----- PROVIDED MATERIAL

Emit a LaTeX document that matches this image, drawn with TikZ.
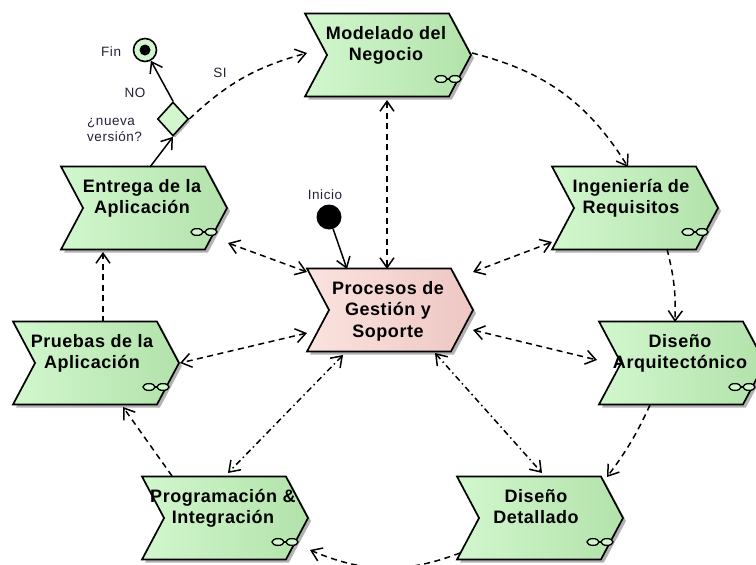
\documentclass[tikz,border=0pt]{standalone}
\usepackage{fontspec}
\setmainfont{Liberation Sans}
\newfontfamily\boxfont[LetterSpace=3]{Liberation Sans}
\newfontfamily\notefont[LetterSpace=4]{Liberation Sans}
\usetikzlibrary{shapes.symbols,shapes.geometric,shadows,arrows.meta,calc}

\definecolor{actL}{HTML}{D2F7CE}
\definecolor{actR}{HTML}{B2E2AA}
\definecolor{mgmtL}{HTML}{FBE3DF}
\definecolor{mgmtR}{HTML}{EDC7C3}
\definecolor{lbl}{HTML}{222238}

% small "linked sub-process" mark in the lower right corner of an activity
\newcommand\linkmark[1]{%
  \draw[line width=1.3pt] ($(#1)+(52,24)$) -- ($(#1)+(68,24)$);
  \draw[line width=1.3pt,fill=actL] ($(#1)+(53,24)$) ellipse [x radius=6,y radius=3.4];
  \draw[line width=1.3pt,fill=actL] ($(#1)+(67,24)$) ellipse [x radius=6,y radius=3.4];}

\begin{document}
\begin{tikzpicture}[x=1pt,y=-1pt,
  act/.style={signal, signal to=east, signal from=west, signal pointer angle=124,
    minimum width=166pt, minimum height=83pt, inner sep=0pt,
    draw=black, line width=1.7pt, left color=actL, right color=actR,
    drop shadow={shadow xshift=3pt,shadow yshift=-3pt,opacity=0.3,fill=black}},
  mgmt/.style={act, left color=mgmtL, right color=mgmtR},
  title/.style={font=\boxfont\bfseries\fontsize{18}{21.5}\selectfont,
    align=center, anchor=north, inner sep=0pt, text=black},
  small/.style={font=\notefont\fontsize{13.5}{16}\selectfont, inner sep=0pt, text=lbl},
  flow/.style={line width=1.5pt, dash pattern=on 6pt off 4.5pt, -{Straight Barb[length=10pt,width=14pt]}},
  link/.style={line width=1.5pt, dash pattern=on 6pt off 4.5pt,
    {Straight Barb[length=10pt,width=14pt]}-{Straight Barb[length=10pt,width=14pt]}},
  dlink/.style={link, dash pattern=on 6pt off 3.5pt on 1.5pt off 3.5pt},
  solidarrow/.style={line width=1.5pt, -{Straight Barb[length=10pt,width=14pt]}}
]
\useasboundingbox (0,0) rectangle (756,565);

% activities
\node[act]  (mod)  at (388,55)  {};
\node[act]  (ing)  at (635,208) {};
\node[act]  (arq)  at (682,363) {};
\node[act]  (det)  at (540,518) {};
\node[act]  (prog) at (225,518) {};
\node[act]  (prue) at (96,363)  {};
\node[act]  (ent)  at (144,208) {};
\node[mgmt] (proc) at (390,310) {};

\foreach \n in {mod,ing,arq,det,prog,prue,ent} {\linkmark{\n}}

% activity titles
\node[title] (mod-t)  at ($(mod)+(-2,-29)$)  {Modelado del\\Negocio};
\node[title] (ing-t)  at ($(ing)+(-4,-29)$)  {Ingeniería de\\Requisitos};
\node[title] (arq-t)  at ($(arq)+(-2,-29)$)  {Diseño\\Arquitectónico};
\node[title] (det-t)  at ($(det)+(-4,-29)$)  {Diseño\\Detallado};
\node[title] (prog-t) at ($(prog)+(-2,-29)$) {Programación \&\\Integración};
\node[title] (prue-t) at ($(prue)+(-4,-29)$) {Pruebas de la\\Aplicación};
\node[title] (ent-t)  at ($(ent)+(-2,-29)$)  {Entrega de la\\Aplicación};
\node[title] (proc-t) at ($(proc)+(-2,-29)$) {Procesos de\\Gestión y\\Soporte};

% start, decision and end
\node[circle, fill=black, minimum size=25pt, inner sep=0pt] (ini) at (329,217) {};
\node[small] (ini-l) at (325,195) {Inicio};
\node[diamond, draw=black, line width=1.6pt, fill=actL, minimum width=31pt, minimum height=34pt,
  inner sep=0pt, drop shadow={shadow xshift=2pt,shadow yshift=-2pt,opacity=0.3,fill=black}] (dec) at (173,119) {};
\node[circle, draw=black, line width=1.6pt, fill=actL, minimum size=23pt, inner sep=0pt] (fin) at (145,50) {};
\node[circle, fill=black, minimum size=11pt, inner sep=0pt] (fin-c) at (fin) {};
\node[small, anchor=west] (fin-l) at (101,52) {Fin};
\node[small] (no-l) at (135,93) {NO};
\node[small] (si-l) at (220,73) {SI};
\node[small, anchor=west, align=left] (dec-l) at (87,130) {¿nueva\\versión?};

% main cycle
\draw[flow] ($(mod)+(84,-2)$) to[bend left=22] ($(ing)+(-7,-41)$);
\draw[flow] ($(ing)+(32,41)$) to[bend left=8] ($(arq)+(-7,-41)$);
\draw[flow] ($(arq)+(-32,42)$) to[bend left=6] ($(det)+(67,-41)$);
\draw[flow] ($(det)+(-80,35)$) to[bend left=22] ($(prog)+(85,32)$);
\draw[flow] ($(prog)+(-53,-42)$) -- ($(prue)+(27,44)$);
\draw[flow] ($(prue)+(7,-41)$) -- ($(ent)+(-41,44)$);
\draw[solidarrow] ($(ent)+(6,-41)$) -- (dec.south);
\draw[solidarrow] (dec.north) -- (fin);
\draw[flow] (dec.east) to[bend left=14] ($(mod)+(-81,-2)$);

% links with the management processes
\draw[solidarrow] (ini) -- ($(proc)+(-43,-41)$);
\draw[link] ($(mod)+(-1,45)$) -- ($(proc)+(-3,-41)$);
\draw[link] ($(proc)+(83,-38)$) -- ($(ing)+(-83,34)$);
\draw[link] ($(proc)+(83,20)$) -- ($(arq)+(-85,-3)$);
\draw[dlink] ($(proc)+(45,43)$) -- ($(det)+(2,-45)$);
\draw[link] ($(proc)+(-83,-38)$) -- ($(ent)+(84,35)$);
\draw[link] ($(proc)+(-83,23)$) -- ($(prue)+(84,0)$);
\draw[dlink] ($(proc)+(-47,45)$) -- ($(prog)+(3,-45)$);
\end{tikzpicture}
\end{document}
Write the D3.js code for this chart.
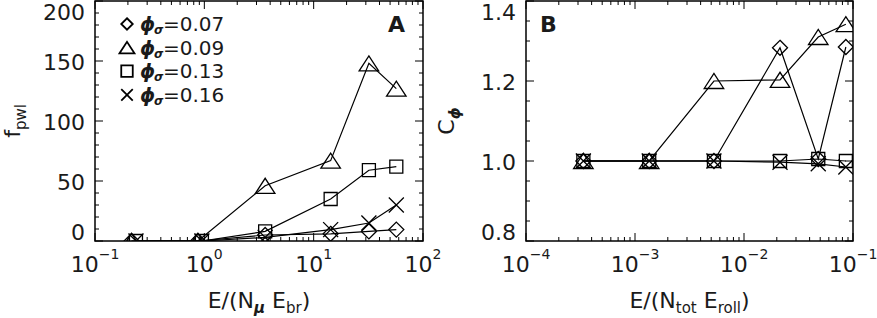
<!DOCTYPE html>
<html>
<head>
<meta charset="utf-8">
<script src="https://cdn.jsdelivr.net/npm/d3@7"></script>
<style>
  body { margin: 0; background: #fff; }
  svg { display: block; }
  text { font-family: "DejaVu Sans", "Liberation Sans", sans-serif; fill: #1a1a1a; }
</style>
</head>
<body>
<svg width="877" height="318"></svg>
<script>
// ---- data ----
var phiLabels = ["0.07", "0.09", "0.13", "0.16"];
var markerTypes = ["diamond", "triangle", "square", "cross"];

// panel A : f_pwl vs E/(N_mu E_br)
var xA_lo = [0.216, 0.874, 3.6, 14.3, 32, 57];
var xA_hi = [0.237, 0.95, 3.6, 14.3, 32, 57];
var fA_007 = [0, 0, 5, 6, 8, 9.5];
var fA_009 = [0, 0, 46, 67, 148, 127];
var fA_013 = [0, 0, 8, 35, 59, 62];
var fA_016 = [0, 0, 3, 9.5, 15, 30];

// panel B : C_phi vs E/(N_tot E_roll)
var xB = [3.36e-4, 1.35e-3, 5.3e-3, 0.0214, 0.048, 0.086];
var cB_007 = [1.0, 1.0, 1.0, 1.283, 1.005, 1.285];
var cB_009 = [1.0, 1.0, 1.2, 1.203, 1.31, 1.342];
var cB_013 = [1.0, 1.0, 1.0, 1.0, 1.005, 1.0];
var cB_016 = [1.0, 1.0, 1.0, 0.997, 0.993, 0.985];

var svg = d3.select("svg");

// marker paths, s = overall size
function markerPath(type, s) {
  var h = s / 2;
  if (type == "diamond") return "M0," + (-h) + "L" + h + ",0L0," + h + "L" + (-h) + ",0Z";
  if (type == "triangle") return "M" + (-h * 1.3) + "," + h + "L0," + (-h) + "L" + (h * 1.3) + "," + h + "Z";
  if (type == "square") return "M" + (-h) + "," + (-h) + "h" + s + "v" + s + "h" + (-s) + "Z";
  return "M" + (-h) + "," + (-h) + "L" + h + "," + h + "M" + (-h) + "," + h + "L" + h + "," + (-h);
}
var markerSize = {diamond: 15, triangle: 15, square: 13, cross: 15};

function supLabel(sel, exp) {
  sel.append("tspan").text("10");
  sel.append("tspan").attr("dy", -13).attr("font-size", 14).text(exp < 0 ? "\u2212" + (-exp) : exp);
}

function drawPanel(opt) {
  var x = opt.x, y = opt.y;
  var x0 = x.range()[0], x1 = x.range()[1], yb = y.range()[0], yt = y.range()[1];
  var g = svg.append("g");

  var clipId = "clip" + opt.id;
  svg.append("clipPath").attr("id", clipId).append("rect")
    .attr("x", x0).attr("y", yt).attr("width", x1 - x0).attr("height", yb - yt);

  // log x ticks, bottom and top
  x.ticks().forEach(function(t) {
    var lg = Math.log10(t), major = Math.abs(lg - Math.round(lg)) < 1e-9;
    var len = major ? 8 : 4, px = x(t);
    g.append("line").attr("x1", px).attr("x2", px).attr("y1", yb).attr("y2", yb - len).attr("stroke", "#000");
    g.append("line").attr("x1", px).attr("x2", px).attr("y1", yt).attr("y2", yt + len).attr("stroke", "#000");
    if (major) {
      var lab = g.append("text").attr("x", px).attr("y", 272).attr("text-anchor", "middle").attr("font-size", 22);
      supLabel(lab, Math.round(lg));
    }
  });

  // linear y ticks, left and right
  opt.minor.forEach(function(t) {
    var py = y(t);
    var major = opt.major.some(function(m) { return Math.abs(m - t) < 1e-9; });
    var len = major ? 8 : 4;
    g.append("line").attr("x1", x0).attr("x2", x0 + len).attr("y1", py).attr("y2", py).attr("stroke", "#000");
    g.append("line").attr("x1", x1).attr("x2", x1 - len).attr("y1", py).attr("y2", py).attr("stroke", "#000");
  });
  opt.major.forEach(function(t) {
    var py = Math.max(yt + 11.5, Math.min(yb - 9, y(t) + 1));
    g.append("text").attr("x", x0 - 10).attr("y", py).attr("dy", "0.36em")
      .attr("text-anchor", "end").attr("font-size", 22).text(opt.fmt(t));
  });

  // box
  g.append("rect").attr("x", x0).attr("y", yt).attr("width", x1 - x0).attr("height", yb - yt)
    .attr("fill", "none").attr("stroke", "#000").attr("stroke-width", 1.5);

  // series
  var dg = g.append("g").attr("clip-path", "url(#" + clipId + ")");
  opt.series.forEach(function(s) {
    var pts = s.xs.map(function(v, i) { return [x(v), y(s.ys[i])]; });
    dg.append("path").attr("d", d3.line()(pts)).attr("fill", "none")
      .attr("stroke", "#000").attr("stroke-width", 1.2);
    pts.forEach(function(p) {
      dg.append("path").attr("d", markerPath(s.marker, markerSize[s.marker]))
        .attr("transform", "translate(" + p[0] + "," + p[1] + ")")
        .attr("fill", "none").attr("stroke", "#000").attr("stroke-width", 1.3);
    });
  });

  // axis titles
  var xt = g.append("text").attr("x", (x0 + x1) / 2).attr("y", 308).attr("text-anchor", "middle").attr("font-size", 22);
  opt.xTitle.forEach(function(p) {
    var ts = xt.append("tspan").text(p[0]);
    if (p[1]) ts.attr("font-size", 15).attr("dy", 5);
    else if (p[2]) ts.attr("dy", -5);
    if (p[3]) ts.attr("font-weight", "bold").attr("font-style", "italic");
  });
  var yTitle = g.append("text").attr("transform", "translate(" + opt.yTitleX + "," + ((yt + yb) / 2) + ") rotate(-90)")
    .attr("text-anchor", "middle").attr("font-size", 22);
  yTitle.append("tspan").text(opt.yTitle[0]);
  var sub = yTitle.append("tspan").attr("font-size", 15).attr("dy", 6).text(opt.yTitle[1]);
  if (opt.yTitle[2]) sub.attr("font-weight", "bold").attr("font-style", "italic");

  // panel letter
  g.append("text").attr("x", opt.letterX).attr("y", 32).attr("text-anchor", opt.letterAnchor)
    .attr("font-size", 22).attr("font-weight", "bold").text(opt.letter);
  return g;
}

var xScaleA = d3.scaleLog().domain([0.1, 100]).range([95, 423]);
var yScaleA = d3.scaleLinear().domain([0, 200]).range([241, 1]);
var xScaleB = d3.scaleLog().domain([1e-4, 0.1]).range([526, 853]);
var yScaleB = d3.scaleLinear().domain([0.8, 1.4]).range([241, 1]);

var gA = drawPanel({
  id: "A", x: xScaleA, y: yScaleA,
  major: [0, 50, 100, 150, 200], minor: d3.range(0, 201, 10),
  fmt: function(t) { return String(t); },
  series: [
    {xs: xA_lo, ys: fA_007, marker: markerTypes[0]},
    {xs: xA_lo, ys: fA_009, marker: markerTypes[1]},
    {xs: xA_hi, ys: fA_013, marker: markerTypes[2]},
    {xs: xA_hi, ys: fA_016, marker: markerTypes[3]}
  ],
  xTitle: [["E/(N"], ["\u03bc", true, false, true], ["  E", false, true], ["br", true], [")", false, true]],
  yTitle: ["f", "pwl"], yTitleX: 20,
  letter: "A", letterX: 405, letterAnchor: "end"
});

drawPanel({
  id: "B", x: xScaleB, y: yScaleB,
  major: [0.8, 1.0, 1.2, 1.4], minor: d3.range(0, 13).map(function(i) { return 0.8 + i * 0.05; }),
  fmt: d3.format(".1f"),
  series: [
    {xs: xB, ys: cB_007, marker: markerTypes[0]},
    {xs: xB, ys: cB_009, marker: markerTypes[1]},
    {xs: xB, ys: cB_013, marker: markerTypes[2]},
    {xs: xB, ys: cB_016, marker: markerTypes[3]}
  ],
  xTitle: [["E/(N"], ["tot", true], ["  E", false, true], ["roll", true], [")", false, true]],
  yTitle: ["C", "\u03d5", true], yTitleX: 454,
  letter: "B", letterX: 540, letterAnchor: "start"
});

// legend in panel A
var legend = gA.append("g");
phiLabels.forEach(function(lab, i) {
  var cy = 24 + i * 23.6;
  legend.append("path").attr("d", markerPath(markerTypes[i], 11.5))
    .attr("transform", "translate(127," + cy + ")")
    .attr("fill", "none").attr("stroke", "#000").attr("stroke-width", 1.8);
  legend.append("text").attr("x", 140).attr("y", cy + 7).attr("font-size", 19)
    .attr("font-weight", "bold").attr("font-style", "italic").text("\u03d5");
  legend.append("text").attr("x", 154).attr("y", cy + 10).attr("font-size", 12)
    .attr("font-weight", "bold").attr("font-style", "italic").text("\u03c3");
  legend.append("text").attr("x", 163).attr("y", cy + 7).attr("font-size", 20).text("=" + lab);
});
</script>
</body>
</html>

----------

OBJECTIVE -
Return only the lines from the start of the data through the line that contains "width=1.3pt,fill=actL] ($(#1)+(67,24)$) ellipse", please, copying them exactly and omitting all pictures.

RESULT OF THIS EXERCISE -
Emit a LaTeX document that matches this image, drawn with TikZ.
\documentclass[tikz,border=0pt]{standalone}
\usepackage{fontspec}
\setmainfont{Liberation Sans}
\newfontfamily\boxfont[LetterSpace=3]{Liberation Sans}
\newfontfamily\notefont[LetterSpace=4]{Liberation Sans}
\usetikzlibrary{shapes.symbols,shapes.geometric,shadows,arrows.meta,calc}

\definecolor{actL}{HTML}{D2F7CE}
\definecolor{actR}{HTML}{B2E2AA}
\definecolor{mgmtL}{HTML}{FBE3DF}
\definecolor{mgmtR}{HTML}{EDC7C3}
\definecolor{lbl}{HTML}{222238}

% small "linked sub-process" mark in the lower right corner of an activity
\newcommand\linkmark[1]{%
  \draw[line width=1.3pt] ($(#1)+(52,24)$) -- ($(#1)+(68,24)$);
  \draw[line width=1.3pt,fill=actL] ($(#1)+(53,24)$) ellipse [x radius=6,y radius=3.4];
  \draw[line width=1.3pt,fill=actL] ($(#1)+(67,24)$) ellipse [x radius=6,y radius=3.4];}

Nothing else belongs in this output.